There is a River Cottage recipe for marbled muffins (sadly not available online right now I’ve just seen), and I thought I’d stir in some pumpkin jam.  But as my jam just fitted into five jars with none leftover I’ve had to revise my plan, and use my go-to fresh fruit/vegetable muffin recipe.

I only began making muffins a few years ago.  Before that my sister in law would put me to shame, effortlessly wiping up a batch as soon as she saw black banana or the like.  My muffins, by comparison, were more solid than rock cakes and even more inedible.

Then I stumbled across this recipe on the web.  I’m not sure where it came from, but it works.  My muffins are soft, slightly moist and most importantly, edible.

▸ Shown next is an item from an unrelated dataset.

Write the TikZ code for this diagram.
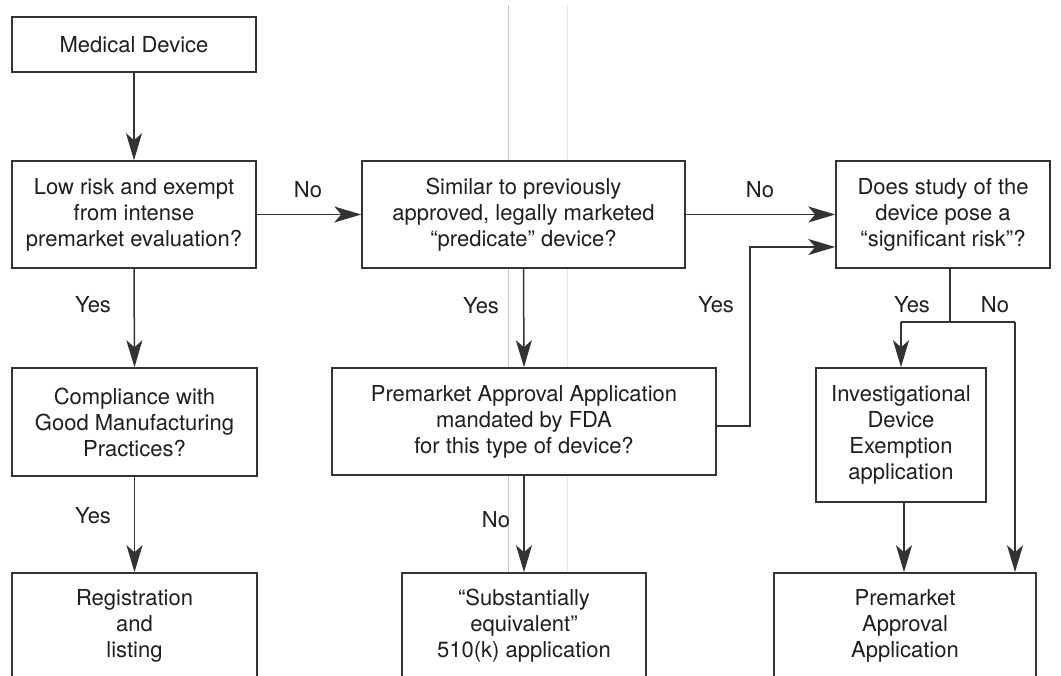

I use these quantities for fresh fruit/veg + dried ingredient for consistently reliable results ie beetroot & white chocolate, apple & raisin, banana & choc chip, courgette & raisin, carrot & raisin (carrot cake) etc etc.

250g self raising flour
1 tsp baking powder
110g sugar
1 tsp ground ginger
1 tsp ground cinnamon
1 handful (50g) mixed dried fruit
80ml sunflower oil
150ml milk
1 egg
170g grated pumpkin

Place 12 muffin cases into a muffin tray.  If, however, you want big American sized muffins, I would suggest 8-10 muffin cases only.  You’ll have to experiment!

Weigh out the dry ingredients in a large mixing bowl and mix with a fork to break up any lumps of flour.

Measure out the milk and oil and whisk in the egg.

Pour the wet mixture into the dry and fold in until only just mixed.  The trick to not making solid muffins, I have learnt, is not not overmix.  And a few patches of dry flour is okay.

Spoon immediately into the muffin cases. Sprinkle the tops with brown sugar if you wish.

Bake for 20-25 minutes at 190C/170C Fan, turning the tray halfway through cooking.  Bake until the muffins are lightly browned and spring back when touched.  Leave to cool on a cooling rack until bearable.